The DFS came into existence in 2011 after Cuomo successfully merged state banking and insurance regulators into one agency. While the U.S. Office of the Comptroller of the Currency regulates national banks, the DFS regulates banks chartered in New York, and because of Wall Street’s location in the state, this would include regulating many of the biggest international banks. The agency has the ability to revoke bank licenses in New York, and therefore the idea was that the agency could extract big penalties from the financial industry and potentially be a windfall for state coffers.

Initially led by Lawsky, the DFS went after big banks in a manner described by Wall Street executives as aggressive and Lawsky was at times accused of overreaching.

When Lawsky announced that he was stepping down, the ball was in Cuomo’s court to either replace him with a Wall Street insider, a common practice that many describe as a “revolving door” between regulatory agencies and Wall Street, or go with someone who has never worked for corporate or financial interests.

According to the NY Post, Wall Street advocates unsurprisingly lobbied the governor’s office to “pick a kinder, gentler superintendent” throughout the months-long process of finding a replacement for Lawsky.

The myth of democracy and the rule of the banks under capitalism can be easily seen in this all-too-common tale of Wall Street essentially regulating itself.

Some politicians look at these obvious conflicts of interest and are astounded that wealthy bankers and CEOs are able to constantly exert influence on and trade favors with elected officials. Instead of fighting for a new system, they argue, this sort of “cronyism” or corruption should be smashed, thereby leaving “pure” and “uncorrupted” capitalism to forge a just society.

The underlying, and in our view incorrect assumption, is that the state is an independent entity, standing above the contradictions of the society it governs and merely tries to be an impartial arbiter between two opposing parties. Socialists understand, however, that the state is in fact a tool for the rule of one class over another, in our case for the rule of Capital over Labor.

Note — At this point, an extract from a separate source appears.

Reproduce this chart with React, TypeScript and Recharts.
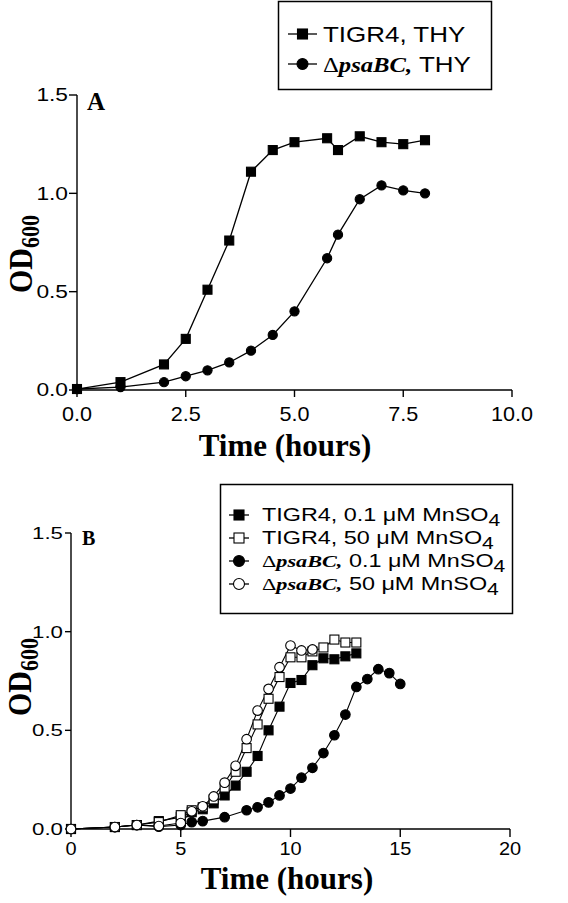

Whenever society’s wealth is concentrated in the hands of a tiny minority, an inherent feature of capitalist society, the 1 percent will naturally use that wealth to direct the political process. For members of the capitalist class, the costs associated with the maintenance of their state—including lobbying and campaign contributions to compliant politicians like Andrew Cuomo—are worthwhile investments in the stability of their system.

In order for working and oppressed people to gain any sort of justice, we must be fully aware of the fundamental nature of the state and be wary of politicians whose politics serve only to derail the growing people’s movements against the 1 percent and their system of exploitation and oppression.